#### SET PROBLEM:
Only the lines from the one with "Output the Python" to the one with "ax = fig.add_axes([left", both included, should be output, without any images.

— Begin DATASET RECORDS —

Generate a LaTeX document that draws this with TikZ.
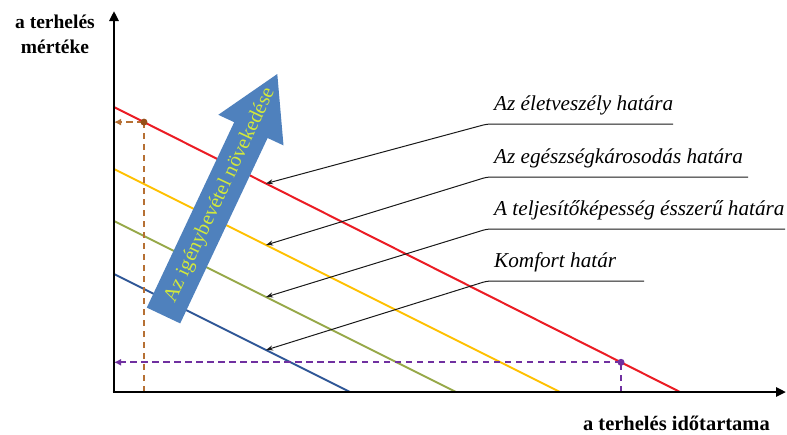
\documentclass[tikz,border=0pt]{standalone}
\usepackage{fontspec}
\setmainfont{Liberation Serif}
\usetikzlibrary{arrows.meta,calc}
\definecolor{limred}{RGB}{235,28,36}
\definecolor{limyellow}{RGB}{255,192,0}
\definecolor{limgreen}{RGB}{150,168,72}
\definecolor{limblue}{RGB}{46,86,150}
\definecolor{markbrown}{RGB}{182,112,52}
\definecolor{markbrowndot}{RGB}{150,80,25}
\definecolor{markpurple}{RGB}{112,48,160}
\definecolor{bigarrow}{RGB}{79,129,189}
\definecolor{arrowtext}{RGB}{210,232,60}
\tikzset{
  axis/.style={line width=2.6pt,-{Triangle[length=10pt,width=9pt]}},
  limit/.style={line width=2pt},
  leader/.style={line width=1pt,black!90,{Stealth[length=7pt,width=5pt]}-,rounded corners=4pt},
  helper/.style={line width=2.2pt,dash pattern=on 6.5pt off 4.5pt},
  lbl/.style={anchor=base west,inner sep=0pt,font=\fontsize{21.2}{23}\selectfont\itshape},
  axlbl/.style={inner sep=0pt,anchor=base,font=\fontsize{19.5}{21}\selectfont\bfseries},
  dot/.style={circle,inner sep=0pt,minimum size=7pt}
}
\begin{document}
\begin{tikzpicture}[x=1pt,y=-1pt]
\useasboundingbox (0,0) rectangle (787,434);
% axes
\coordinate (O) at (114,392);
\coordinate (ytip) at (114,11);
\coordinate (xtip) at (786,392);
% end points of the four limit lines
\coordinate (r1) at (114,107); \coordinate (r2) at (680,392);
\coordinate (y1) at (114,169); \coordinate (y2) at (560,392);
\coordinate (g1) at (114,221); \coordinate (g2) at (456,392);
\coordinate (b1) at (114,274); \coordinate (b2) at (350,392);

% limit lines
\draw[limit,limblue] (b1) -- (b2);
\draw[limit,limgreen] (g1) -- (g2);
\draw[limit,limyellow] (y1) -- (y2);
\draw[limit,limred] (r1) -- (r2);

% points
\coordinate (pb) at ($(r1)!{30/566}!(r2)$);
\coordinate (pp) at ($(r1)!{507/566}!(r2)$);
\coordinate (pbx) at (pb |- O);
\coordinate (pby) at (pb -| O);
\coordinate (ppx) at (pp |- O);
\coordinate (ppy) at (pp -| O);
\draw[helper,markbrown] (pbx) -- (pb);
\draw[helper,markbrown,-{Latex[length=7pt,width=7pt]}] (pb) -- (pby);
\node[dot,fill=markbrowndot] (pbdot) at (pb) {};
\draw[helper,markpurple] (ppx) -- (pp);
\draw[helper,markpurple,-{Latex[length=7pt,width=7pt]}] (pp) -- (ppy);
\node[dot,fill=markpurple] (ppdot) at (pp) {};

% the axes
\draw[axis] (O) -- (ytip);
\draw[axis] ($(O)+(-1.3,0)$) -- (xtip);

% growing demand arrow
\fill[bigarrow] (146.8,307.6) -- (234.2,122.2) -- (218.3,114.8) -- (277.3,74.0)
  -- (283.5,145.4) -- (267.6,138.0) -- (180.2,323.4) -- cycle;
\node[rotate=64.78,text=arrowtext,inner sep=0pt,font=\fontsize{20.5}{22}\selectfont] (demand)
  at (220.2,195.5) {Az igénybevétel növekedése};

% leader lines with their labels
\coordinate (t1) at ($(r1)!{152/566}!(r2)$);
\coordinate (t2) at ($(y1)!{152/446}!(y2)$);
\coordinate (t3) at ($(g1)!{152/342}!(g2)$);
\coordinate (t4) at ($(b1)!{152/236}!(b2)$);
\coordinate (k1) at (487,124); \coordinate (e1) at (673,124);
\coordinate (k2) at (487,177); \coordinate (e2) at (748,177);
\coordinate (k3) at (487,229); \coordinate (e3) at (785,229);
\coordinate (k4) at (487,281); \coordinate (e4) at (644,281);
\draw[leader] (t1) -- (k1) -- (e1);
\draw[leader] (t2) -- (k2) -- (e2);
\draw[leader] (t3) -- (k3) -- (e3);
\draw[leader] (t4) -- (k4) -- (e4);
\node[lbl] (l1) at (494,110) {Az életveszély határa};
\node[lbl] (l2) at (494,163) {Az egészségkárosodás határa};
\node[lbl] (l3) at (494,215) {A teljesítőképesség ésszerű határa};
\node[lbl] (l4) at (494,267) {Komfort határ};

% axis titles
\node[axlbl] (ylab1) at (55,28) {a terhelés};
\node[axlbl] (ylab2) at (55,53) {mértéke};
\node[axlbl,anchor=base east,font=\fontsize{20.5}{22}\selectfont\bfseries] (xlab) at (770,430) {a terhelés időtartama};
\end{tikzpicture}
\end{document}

— End DATASET RECORDS —
— Begin DATASET RECORDS —

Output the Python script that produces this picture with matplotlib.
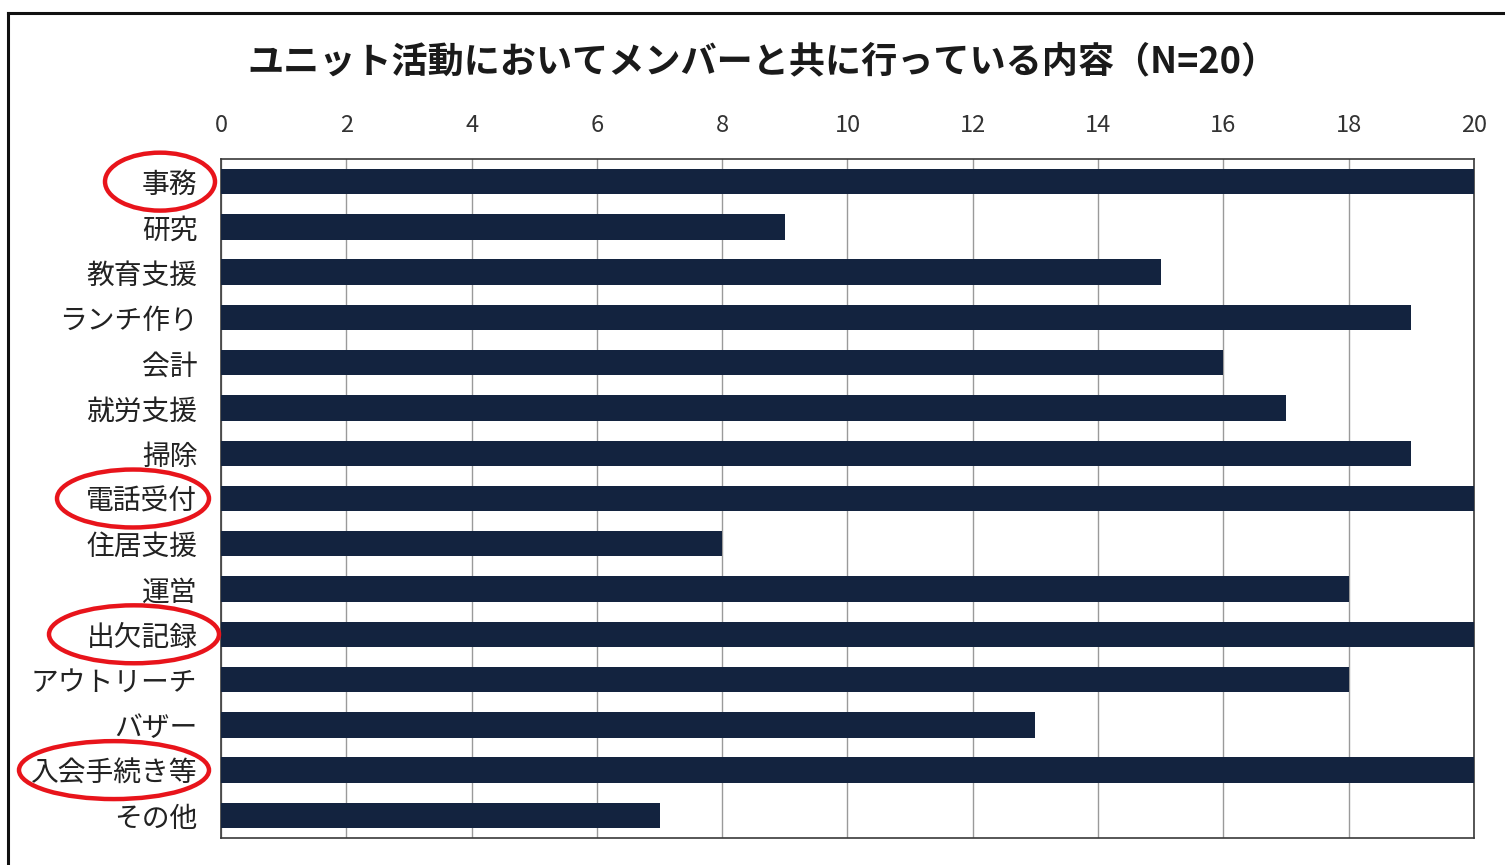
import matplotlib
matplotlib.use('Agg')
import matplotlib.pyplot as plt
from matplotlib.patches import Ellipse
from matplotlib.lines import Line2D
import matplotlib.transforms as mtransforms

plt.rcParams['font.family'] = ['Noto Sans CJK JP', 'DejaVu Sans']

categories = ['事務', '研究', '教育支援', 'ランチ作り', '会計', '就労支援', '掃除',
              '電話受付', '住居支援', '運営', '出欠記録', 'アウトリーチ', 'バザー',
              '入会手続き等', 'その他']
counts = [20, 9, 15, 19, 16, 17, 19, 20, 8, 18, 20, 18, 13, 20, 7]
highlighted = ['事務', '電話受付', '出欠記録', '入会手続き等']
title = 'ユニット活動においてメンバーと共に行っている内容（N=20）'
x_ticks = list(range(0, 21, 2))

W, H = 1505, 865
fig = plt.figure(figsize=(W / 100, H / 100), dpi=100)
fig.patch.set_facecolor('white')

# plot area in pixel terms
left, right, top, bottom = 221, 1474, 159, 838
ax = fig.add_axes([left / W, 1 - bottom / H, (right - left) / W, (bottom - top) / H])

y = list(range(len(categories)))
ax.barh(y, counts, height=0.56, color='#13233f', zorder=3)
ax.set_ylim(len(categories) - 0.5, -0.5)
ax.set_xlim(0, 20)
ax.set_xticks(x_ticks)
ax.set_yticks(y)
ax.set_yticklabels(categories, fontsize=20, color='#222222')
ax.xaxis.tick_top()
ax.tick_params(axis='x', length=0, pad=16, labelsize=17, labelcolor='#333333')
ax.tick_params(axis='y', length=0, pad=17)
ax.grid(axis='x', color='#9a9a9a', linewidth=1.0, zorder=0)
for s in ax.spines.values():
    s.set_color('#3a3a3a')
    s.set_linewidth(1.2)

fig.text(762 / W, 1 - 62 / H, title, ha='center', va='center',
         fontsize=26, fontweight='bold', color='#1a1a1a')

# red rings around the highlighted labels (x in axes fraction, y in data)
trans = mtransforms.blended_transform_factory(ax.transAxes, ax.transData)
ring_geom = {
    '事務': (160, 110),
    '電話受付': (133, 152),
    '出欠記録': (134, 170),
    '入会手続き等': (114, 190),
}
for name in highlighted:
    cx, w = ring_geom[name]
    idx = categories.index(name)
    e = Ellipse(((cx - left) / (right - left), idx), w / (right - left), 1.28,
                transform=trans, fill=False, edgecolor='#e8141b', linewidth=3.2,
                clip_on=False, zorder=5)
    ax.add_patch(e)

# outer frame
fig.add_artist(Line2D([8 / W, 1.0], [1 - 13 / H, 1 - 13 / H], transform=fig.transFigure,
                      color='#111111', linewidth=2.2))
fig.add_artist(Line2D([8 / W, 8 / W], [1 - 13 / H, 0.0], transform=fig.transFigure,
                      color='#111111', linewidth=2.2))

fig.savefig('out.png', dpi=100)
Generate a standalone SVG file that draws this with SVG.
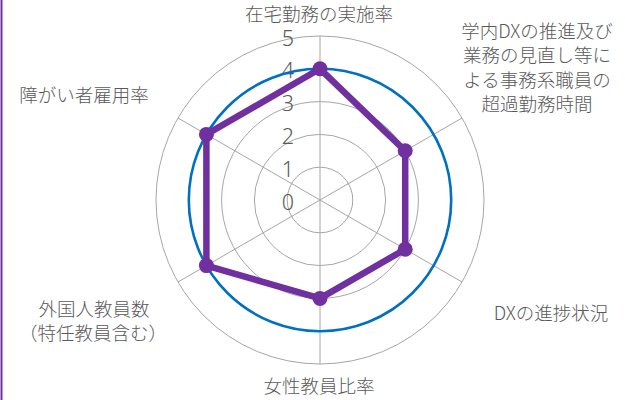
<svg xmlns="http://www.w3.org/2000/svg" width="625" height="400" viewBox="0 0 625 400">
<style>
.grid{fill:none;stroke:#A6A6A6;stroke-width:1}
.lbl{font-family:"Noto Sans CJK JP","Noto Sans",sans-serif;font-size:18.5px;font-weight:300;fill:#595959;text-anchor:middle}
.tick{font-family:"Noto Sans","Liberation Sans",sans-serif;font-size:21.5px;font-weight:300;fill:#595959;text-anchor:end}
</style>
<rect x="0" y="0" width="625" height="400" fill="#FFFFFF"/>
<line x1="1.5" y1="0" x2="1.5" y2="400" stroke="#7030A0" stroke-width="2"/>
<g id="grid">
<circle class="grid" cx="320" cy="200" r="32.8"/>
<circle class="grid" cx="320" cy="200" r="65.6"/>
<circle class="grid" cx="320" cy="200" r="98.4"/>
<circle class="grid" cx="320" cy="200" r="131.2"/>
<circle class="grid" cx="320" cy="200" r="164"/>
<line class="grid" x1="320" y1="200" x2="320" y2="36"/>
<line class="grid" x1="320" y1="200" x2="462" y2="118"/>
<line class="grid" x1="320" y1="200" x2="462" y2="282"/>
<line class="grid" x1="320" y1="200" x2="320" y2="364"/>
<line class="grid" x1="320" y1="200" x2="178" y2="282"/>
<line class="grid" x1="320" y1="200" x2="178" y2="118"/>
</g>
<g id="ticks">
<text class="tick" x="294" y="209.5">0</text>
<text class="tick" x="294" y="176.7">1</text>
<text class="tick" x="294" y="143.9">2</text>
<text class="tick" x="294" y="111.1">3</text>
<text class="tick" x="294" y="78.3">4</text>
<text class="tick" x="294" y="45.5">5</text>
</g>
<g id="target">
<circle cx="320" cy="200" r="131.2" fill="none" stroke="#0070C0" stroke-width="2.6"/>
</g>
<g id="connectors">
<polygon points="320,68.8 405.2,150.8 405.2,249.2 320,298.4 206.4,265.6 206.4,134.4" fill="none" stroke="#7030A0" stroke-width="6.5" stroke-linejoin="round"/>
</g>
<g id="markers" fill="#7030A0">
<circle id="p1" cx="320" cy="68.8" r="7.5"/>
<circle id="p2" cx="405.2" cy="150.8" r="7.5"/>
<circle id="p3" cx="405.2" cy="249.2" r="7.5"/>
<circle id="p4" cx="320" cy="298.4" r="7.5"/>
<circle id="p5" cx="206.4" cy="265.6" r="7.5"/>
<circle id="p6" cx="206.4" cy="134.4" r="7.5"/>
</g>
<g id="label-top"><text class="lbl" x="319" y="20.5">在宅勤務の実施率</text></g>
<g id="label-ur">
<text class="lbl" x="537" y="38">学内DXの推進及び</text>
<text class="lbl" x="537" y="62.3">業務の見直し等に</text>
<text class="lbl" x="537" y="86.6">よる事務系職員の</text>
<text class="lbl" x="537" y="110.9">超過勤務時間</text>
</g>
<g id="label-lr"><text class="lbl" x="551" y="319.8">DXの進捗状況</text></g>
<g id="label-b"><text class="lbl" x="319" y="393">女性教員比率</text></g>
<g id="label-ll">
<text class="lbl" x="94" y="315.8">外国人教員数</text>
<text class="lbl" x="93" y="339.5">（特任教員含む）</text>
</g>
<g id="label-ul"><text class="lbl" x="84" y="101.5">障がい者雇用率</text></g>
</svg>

— End DATASET RECORDS —

#### TASK OUTPUT:
Output the Python script that produces this picture with matplotlib.
import matplotlib
matplotlib.use('Agg')
import matplotlib.pyplot as plt
from matplotlib.patches import Ellipse
from matplotlib.lines import Line2D
import matplotlib.transforms as mtransforms

plt.rcParams['font.family'] = ['Noto Sans CJK JP', 'DejaVu Sans']

categories = ['事務', '研究', '教育支援', 'ランチ作り', '会計', '就労支援', '掃除',
              '電話受付', '住居支援', '運営', '出欠記録', 'アウトリーチ', 'バザー',
              '入会手続き等', 'その他']
counts = [20, 9, 15, 19, 16, 17, 19, 20, 8, 18, 20, 18, 13, 20, 7]
highlighted = ['事務', '電話受付', '出欠記録', '入会手続き等']
title = 'ユニット活動においてメンバーと共に行っている内容（N=20）'
x_ticks = list(range(0, 21, 2))

W, H = 1505, 865
fig = plt.figure(figsize=(W / 100, H / 100), dpi=100)
fig.patch.set_facecolor('white')

# plot area in pixel terms
left, right, top, bottom = 221, 1474, 159, 838
ax = fig.add_axes([left / W, 1 - bottom / H, (right - left) / W, (bottom - top) / H])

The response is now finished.